Cuatro décadas después del inolvidable viaje, el programa de RCTV “Atrévete a soñar” volvió a reunirlos y los llevó otra vez a la Gran Manzana, a ver béisbol. Esa vez fui yo con ellos y pudimos presenciar el debut de Orlando “El Duque” Hernández contra Tampa Bay, pero al primer juego que fueron los Mosqueteros en aquella primera invitación fue nada menos que un Yankees-Boston, y antes del partido compartieron con Casey Stengel, Joe DiMaggio, Phil Rizzuto…
Recordando 1949, me explicó por primera vez lo que significó Jackie Robinson para el béisbol y para la lucha por los derechos civiles de los negros. Era un hombre afable, sobrio y sencillo, además de un talentoso jugador. Así lo recuerda mi papá, pero también la historia, El paso del tiempo ha servido para ratificar que sólo Jackie podía abrir la puerta del “Big Show” a los peloteros negros.
Además de ser un atleta destacado en las Ligas Negras, Robinson tenía la formación y el carácter para soportar todo cuanto hubo que soportar en aquellos días de segregación racial.
Tenía perfectamente claro lo que significaba su comportamiento. Jackie, a diferencia de Satchel Paige o Josh Gibson, no sólo quería jugar pelota, era también un decidido luchador por los derechos civiles de su raza; de hecho, cada vez que fue objeto de un homenaje, no dejaba de señalar que deseaba ver un mánager negro en las Mayores. A los tres años de su muerte Frank Robinson se convirtió en el primer mánager “de color” en las Grandes Ligas, con los Indios de Cleveland.

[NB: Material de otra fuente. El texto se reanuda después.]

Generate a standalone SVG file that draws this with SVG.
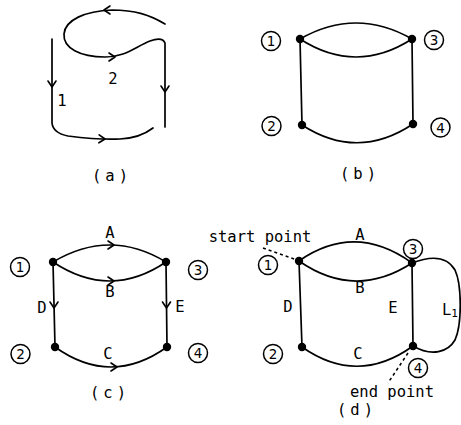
<svg xmlns="http://www.w3.org/2000/svg" width="461" height="425" viewBox="0 0 461 425">
<style>
.e{fill:none;stroke:#000;stroke-width:1.7;stroke-linecap:round;stroke-linejoin:round}
.d{fill:none;stroke:#000;stroke-width:1.5;stroke-dasharray:3,3}
.t{font-family:"DejaVu Sans Mono","Liberation Mono",monospace;font-size:15.5px;fill:#000;text-anchor:middle}
.n{font-family:"DejaVu Sans","Liberation Sans",sans-serif;font-size:13.5px;fill:#000;text-anchor:middle}
.c{fill:#fff;stroke:#000;stroke-width:1.5}
.dot{fill:#000}
</style>
<defs>
<path id="ah" d="M-6,-4 L0,0 L-6,4" fill="none" stroke="#000" stroke-width="1.6" stroke-linecap="round" stroke-linejoin="round"/>
</defs>
<rect width="461" height="425" fill="#fff"/>

<!-- connectors -->
<g id="connectors">
  <!-- panel a -->
  <path class="e" d="M52,39 L52,123 Q53,133 68,136 Q100,140 120,139 Q140,138 153,128"/>
  <path class="e" d="M165,127 L165,43 C163,38 158,38 150,41 C135,47 125,57 105,57 C80,57 63,48 64,34 C65,20 85,11 112,10 C135,10 150,15 165,24"/>
  <use href="#ah" transform="translate(52,87) rotate(90)"/>
  <use href="#ah" transform="translate(105,139) rotate(2)"/>
  <use href="#ah" transform="translate(165,92) rotate(90)"/>
  <use href="#ah" transform="translate(115,57) rotate(0)"/>
  <use href="#ah" transform="translate(104,10) rotate(180)"/>
  <!-- panel b -->
  <path class="e" d="M300,39 Q356,7 412,39 M300,39 Q356,75 412,39 M300,39 L302,125 M412,39 L413,124 M302,125 Q357.5,161 413,124"/>
  <!-- panel c -->
  <path class="e" d="M53,262 Q110,228 166,262 M53,262 Q110,300 166,262 M53,262 L55,347 M166,262 L167,347 M55,347 Q111,387 167,347"/>
  <use href="#ah" transform="translate(114,245) rotate(0)"/>
  <use href="#ah" transform="translate(114,281) rotate(0)"/>
  <use href="#ah" transform="translate(54,308) rotate(90)"/>
  <use href="#ah" transform="translate(166.5,308) rotate(90)"/>
  <use href="#ah" transform="translate(117,367) rotate(0)"/>
  <!-- panel d -->
  <path class="e" d="M299,261 Q355,222 412,263 M299,261 Q355,300 412,263 M299,261 L302,347 M412,263 L413,346 M302,347 Q357.5,386 413,346"/>
  <path class="e" d="M412,263 C425,258 445,253 455,270 C462,285 462,325 455,340 C448,352 432,357 413,346"/>
  <path class="d" d="M263,248 L297,260"/>
  <path class="d" d="M408,353 L388,383"/>
</g>

<!-- panel a labels -->
<g id="a-labels">
  <text class="t" x="62" y="106">1</text>
  <text class="t" x="113" y="84">2</text>
  <text class="t" x="112" y="181" letter-spacing="4">(a)</text>
</g>

<!-- panel b -->
<g id="b1"><circle class="dot" cx="300" cy="39" r="4.2"/><circle class="c" cx="271" cy="41" r="9.5"/><text class="n" x="271" y="46">1</text></g>
<g id="b3"><circle class="dot" cx="412" cy="39" r="4.2"/><circle class="c" cx="434" cy="40" r="9.5"/><text class="n" x="434" y="45">3</text></g>
<g id="b2"><circle class="dot" cx="302" cy="125" r="4.2"/><circle class="c" cx="271.5" cy="126" r="9.5"/><text class="n" x="271.5" y="131">2</text></g>
<g id="b4"><circle class="dot" cx="413" cy="124" r="4.2"/><circle class="c" cx="440.5" cy="127.5" r="9.5"/><text class="n" x="440.5" y="132.5">4</text></g>
<text class="t" x="360" y="179" letter-spacing="4">(b)</text>

<!-- panel c -->
<g id="c1"><circle class="dot" cx="53" cy="262" r="4.2"/><circle class="c" cx="20" cy="267" r="9.5"/><text class="n" x="20" y="272">1</text></g>
<g id="c3"><circle class="dot" cx="166" cy="262" r="4.2"/><circle class="c" cx="198" cy="270" r="9.5"/><text class="n" x="198" y="275">3</text></g>
<g id="c2"><circle class="dot" cx="55" cy="347" r="4.2"/><circle class="c" cx="20.5" cy="354" r="9.5"/><text class="n" x="20.5" y="359">2</text></g>
<g id="c4"><circle class="dot" cx="167" cy="347" r="4.2"/><circle class="c" cx="198" cy="353" r="9.5"/><text class="n" x="198" y="358">4</text></g>
<g id="c-labels">
  <text class="t" x="110" y="238">A</text>
  <text class="t" x="110" y="297">B</text>
  <text class="t" x="42" y="313">D</text>
  <text class="t" x="180" y="312">E</text>
  <text class="t" x="108" y="359">C</text>
  <text class="t" x="110" y="398" letter-spacing="4">(c)</text>
</g>

<!-- panel d -->
<g id="d1"><circle class="dot" cx="299" cy="261" r="4.2"/><circle class="c" cx="268" cy="265" r="9.5"/><text class="n" x="268" y="270">1</text></g>
<g id="d3"><circle class="dot" cx="412" cy="263" r="4.2"/><circle class="c" cx="413" cy="249" r="9.5"/><text class="n" x="413" y="254">3</text></g>
<g id="d2"><circle class="dot" cx="302" cy="347" r="4.2"/><circle class="c" cx="273" cy="354" r="9.5"/><text class="n" x="273" y="359">2</text></g>
<g id="d4"><circle class="dot" cx="413" cy="346" r="4.2"/><circle class="c" cx="418" cy="368" r="9.5"/><text class="n" x="418" y="373">4</text></g>
<g id="d-labels">
  <text class="t" x="260" y="242">start point</text>
  <text class="t" x="392" y="397">end point</text>
  <text class="t" x="360" y="240">A</text>
  <text class="t" x="360" y="293">B</text>
  <text class="t" x="288" y="312">D</text>
  <text class="t" x="393" y="313">E</text>
  <text class="t" x="450" y="315">L<tspan font-size="11" dy="2">1</tspan></text>
  <text class="t" x="358" y="359">C</text>
  <text class="t" x="357" y="415" letter-spacing="4">(d)</text>
</g>
</svg>
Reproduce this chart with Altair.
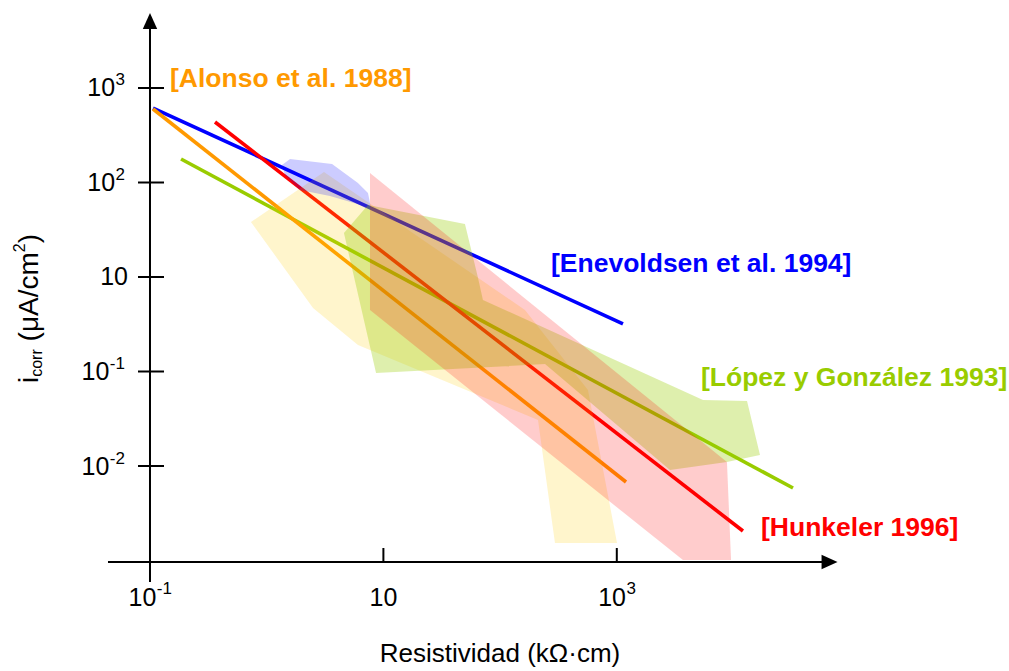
import altair as alt
import pandas as pd

# ---------------- data ----------------
# x: log10 of resistivity (kΩ·cm); y: decade position on the i_corr axis
series = ["Alonso et al. 1988", "Enevoldsen et al. 1994", "López y González 1993", "Hunkeler 1996"]
series_color = ["#FF9900", "#0000FF", "#99CC00", "#FF0000"]
band_color = ["#FFCC00", "#0000FF", "#99CC00", "#FF0000"]

line_x_start = [-0.974, -0.974, -0.734, -0.443]
line_y_start = [2.778, 2.788, 2.249, 2.640]
line_x_end = [3.079, 3.053, 4.510, 4.081]
line_y_end = [-1.169, 0.503, -1.233, -1.688]

# scatter bands (polygon outlines)
alonso_band_x = [-0.135, 0.491, 2.213, 2.753, 3.002, 2.470, 2.325, 0.782, 0.397]
alonso_band_y = [1.582, 2.111, 0.651, -0.196, -1.815, -1.815, -0.513, 0.280, 0.672]
enev_band_x = [0.131, 0.200, 0.560, 0.782, 0.868, 0.894, 0.542, 0.285, 0.157]
enev_band_y = [2.185, 2.249, 2.196, 1.995, 1.889, 1.730, 1.857, 1.921, 2.079]
lopez_band_x = [0.662, 0.868, 1.699, 1.811, 1.853, 3.739, 4.116, 4.227, 3.944, 3.456, 2.385, 0.937]
lopez_band_y = [1.466, 1.762, 1.561, 0.989, 0.757, -0.302, -0.312, -0.884, -0.958, -1.042, 0.079, -0.016]
hunk_band_x = [0.885, 3.944, 3.979, 3.567, 0.885]
hunk_band_y = [2.101, -0.958, -1.995, -1.995, 0.651]

x_tick_pos = [-1, 1, 3]
x_tick_sup = ["-1", "", "3"]
y_tick_pos = [3, 2, 1, 0, -1]
y_tick_sup = ["3", "2", "", "-1", "-2"]

# series label anchors (data units)
label_x = [-0.829, 2.436, 3.721, 4.236]
label_y = [3.011, 1.053, -0.153, -1.741]

# ---------------- layout ----------------
W, H = 1009, 671
XMIN, XMAX = -2.2853, 6.3608
YMIN, YMAX = -3.1693, 3.9312
PXU = W / (XMAX - XMIN)
PYU = H / (YMAX - YMIN)
AX_X = -1.0
AX_Y = -2.016
FONT = "Liberation Sans"
MAIN_FS, SUP_FS = 25, 17

xs = alt.Scale(domain=[XMIN, XMAX], nice=False, zero=False)
ys = alt.Scale(domain=[YMIN, YMAX], nice=False, zero=False)


def X(f):
    return alt.X(f, type="quantitative", scale=xs, axis=None)


def Y(f):
    return alt.Y(f, type="quantitative", scale=ys, axis=None)


def tw(s, fs):
    w = {"-": 0.333}
    return sum(w.get(c, 0.556) for c in s) * fs


layers = []

# regression lines
for i in [2, 1, 0, 3]:
    df = pd.DataFrame({"u": [line_x_start[i], line_x_end[i]],
                       "t": [line_y_start[i], line_y_end[i]], "k": [0, 1]})
    layers.append(alt.Chart(df).mark_line(color=series_color[i], strokeWidth=3.6)
                  .encode(x=X("u"), y=Y("t"), order="k:Q"))

# bands on top, translucent
bands = [(alonso_band_x, alonso_band_y, 0, 0.2), (enev_band_x, enev_band_y, 1, 0.2),
         (lopez_band_x, lopez_band_y, 2, 0.32), (hunk_band_x, hunk_band_y, 3, 0.2)]
for bx, by, i, op in bands:
    df = pd.DataFrame({"u": bx, "t": by, "k": list(range(len(bx)))})
    layers.append(alt.Chart(df).mark_line(interpolate="linear-closed", fill=band_color[i],
                                          fillOpacity=op, strokeOpacity=0, strokeWidth=0)
                  .encode(x=X("u"), y=Y("t"), order="k:Q"))

# axes
xaxis = pd.DataFrame({"u": [AX_X - 42 / PXU], "u2": [4.80], "t": [AX_Y]})
layers.append(alt.Chart(xaxis).mark_rule(color="black", strokeWidth=2)
              .encode(x=X("u"), x2="u2", y=Y("t")))
yaxis = pd.DataFrame({"u": [AX_X], "t": [AX_Y - 20 / PYU], "t2": [3.66]})
layers.append(alt.Chart(yaxis).mark_rule(color="black", strokeWidth=2)
              .encode(x=X("u"), y=Y("t"), y2="t2"))
yt = pd.DataFrame({"u": [AX_X - 12 / PXU] * 5, "u2": [AX_X + 14 / PXU] * 5, "t": y_tick_pos})
layers.append(alt.Chart(yt).mark_rule(color="black", strokeWidth=2)
              .encode(x=X("u"), x2="u2", y=Y("t")))
xt = pd.DataFrame({"u": x_tick_pos[1:], "t": [AX_Y] * 2, "t2": [AX_Y + 14 / PYU] * 2})
layers.append(alt.Chart(xt).mark_rule(color="black", strokeWidth=2)
              .encode(x=X("u"), y=Y("t"), y2="t2"))

arrows = pd.DataFrame({"u": [AX_X, 4.823], "t": [3.709, AX_Y],
                       "shape": ["M0,-1L0.9,1L-0.9,1Z", "M1,0L-1,-0.9L-1,0.9Z"]})
layers.append(alt.Chart(arrows).mark_point(filled=True, color="black", opacity=1, size=256,
                                           strokeWidth=0)
              .encode(x=X("u"), y=Y("t"), shape=alt.Shape("shape:N", scale=None)))

# tick labels
wm = tw("10", MAIN_FS)
rows_main, rows_sup = [], []
for p, s in zip(y_tick_pos, y_tick_sup):
    if s:
        rows_main.append({"u": AX_X + (-25 - tw(s, SUP_FS) - 0.5) / PXU, "t": p - 8.5 / PYU, "txt": "10"})
        rows_sup.append({"u": AX_X - 25 / PXU, "t": p + 2.5 / PYU, "txt": s})
    else:
        rows_main.append({"u": AX_X - 22 / PXU, "t": p - 8.5 / PYU, "txt": "10"})
layers.append(alt.Chart(pd.DataFrame(rows_main)).mark_text(align="right", baseline="alphabetic",
                                                           font=FONT, fontSize=MAIN_FS, color="black")
              .encode(x=X("u"), y=Y("t"), text="txt:N"))
layers.append(alt.Chart(pd.DataFrame(rows_sup)).mark_text(align="right", baseline="alphabetic",
                                                          font=FONT, fontSize=SUP_FS, color="black")
              .encode(x=X("u"), y=Y("t"), text="txt:N"))

xm, xsup = [], []
for p, s in zip(x_tick_pos, x_tick_sup):
    total = wm + tw(s, SUP_FS)
    xm.append({"u": p - total / 2 / PXU, "t": AX_Y - 44 / PYU, "txt": "10"})
    if s:
        xsup.append({"u": p + (-total / 2 + wm + 0.5) / PXU, "t": AX_Y - 32 / PYU, "txt": s})
layers.append(alt.Chart(pd.DataFrame(xm)).mark_text(align="left", baseline="alphabetic",
                                                    font=FONT, fontSize=MAIN_FS, color="black")
              .encode(x=X("u"), y=Y("t"), text="txt:N"))
layers.append(alt.Chart(pd.DataFrame(xsup)).mark_text(align="left", baseline="alphabetic",
                                                      font=FONT, fontSize=SUP_FS, color="black")
              .encode(x=X("u"), y=Y("t"), text="txt:N"))

# series labels
for i in range(4):
    df = pd.DataFrame({"u": [label_x[i]], "t": [label_y[i]], "txt": ["[" + series[i] + "]"]})
    layers.append(alt.Chart(df).mark_text(align="left", baseline="alphabetic", font=FONT,
                                          fontSize=26.5, fontWeight="bold", color=series_color[i])
                  .encode(x=X("u"), y=Y("t"), text="txt:N"))

# axis titles
one = pd.DataFrame({"a": [0]})
layers.append(alt.Chart(one).mark_text(text="Resistividad (kΩ·cm)", align="center",
                                       baseline="alphabetic", font=FONT, fontSize=26, color="black")
              .encode(x=alt.value(500), y=alt.value(662)))

pieces = [("i", 28, 38), ("corr", 16, 42), ("(μA/cm", 28, 38), ("2", 16, 25), (")", 28, 38)]
pw = {"i": 0.222, "c": 0.5, "o": 0.556, "r": 0.333, "(": 0.333, ")": 0.333, "μ": 0.576,
      "A": 0.667, "/": 0.278, "m": 0.833, "2": 0.556}
ypos = 383.0
for k, (txt, fs, bx) in enumerate(pieces):
    layers.append(alt.Chart(one).mark_text(text=txt, angle=270, align="left", baseline="alphabetic",
                                           font=FONT, fontSize=fs, color="black")
                  .encode(x=alt.value(bx), y=alt.value(ypos)))
    ypos -= sum(pw.get(c, 0.55) for c in txt) * fs
    if k == 1:
        ypos -= 0.278 * 28

chart = (alt.layer(*layers)
         .properties(width=W, height=H, autosize=alt.AutoSizeParams(type="none"), padding=0,
                     background="white")
         .configure_view(strokeWidth=0))
chart.save("out.html", embed_options={"renderer": "svg", "actions": False})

Había servido a su país en la Segunda Guerra Mundial y había estudiado en la UCLA, lo que además le daba un estatus diferente.
Otro no hubiese aceptado la intolerancia, los insultos, las humillaciones y la tara del racismo. Cuando Branch Rickie, co-propietario, presidente y gerente general de los Dodgers, decidió que sería Robinson y no otro, no Gibson o Page, el primer negro en las Grandes Ligas, no se equivocó.
Muchas veces tuvo que contenerse para no defenderse de los ataques. Tenía una sólida conciencia de que ponerse bravo era perder. Si Robinson hubiera respondido una sola ofensa en su año de debut o al siguiente, habría pasado mucho más tiempo antes de que otro negro hubiese podido llegar tan lejos. Una pelea habría cerrado la puerta que era necesario abrir.
Más allá de sus números de novato, Robinson se convirtió en un personaje fundamental de la historia de Estados Unidos en el siglo XX.
Dos deportistas negros, primero el veloz Jesse Owens –el cuatro veces medallista olímpico que hizo a Adolf Hitler marcharse del estadio de Berlín–, luego de cruzar la meta de primero, volviendo añicos la teoría de la superioridad de la raza aria, y Jackie Robinson, se convirtieron en emblemas de la lucha por derrumbar las barreras raciales.
Poco se dice de Matthew, hermano mayor de Jackie, quien fue medallista de plata en Berlín en los 200 metros planos, detrás de Owens, pero como “del segundo nadie se acuerda”, la historia quedó reservada para el menor.
Esta dimensión de Robinson la entendí después. Para mí era simplemente un pelotero negro, enorme y de expresión amable, que aparecía en una foto en la que el tipo más importante era mi papá.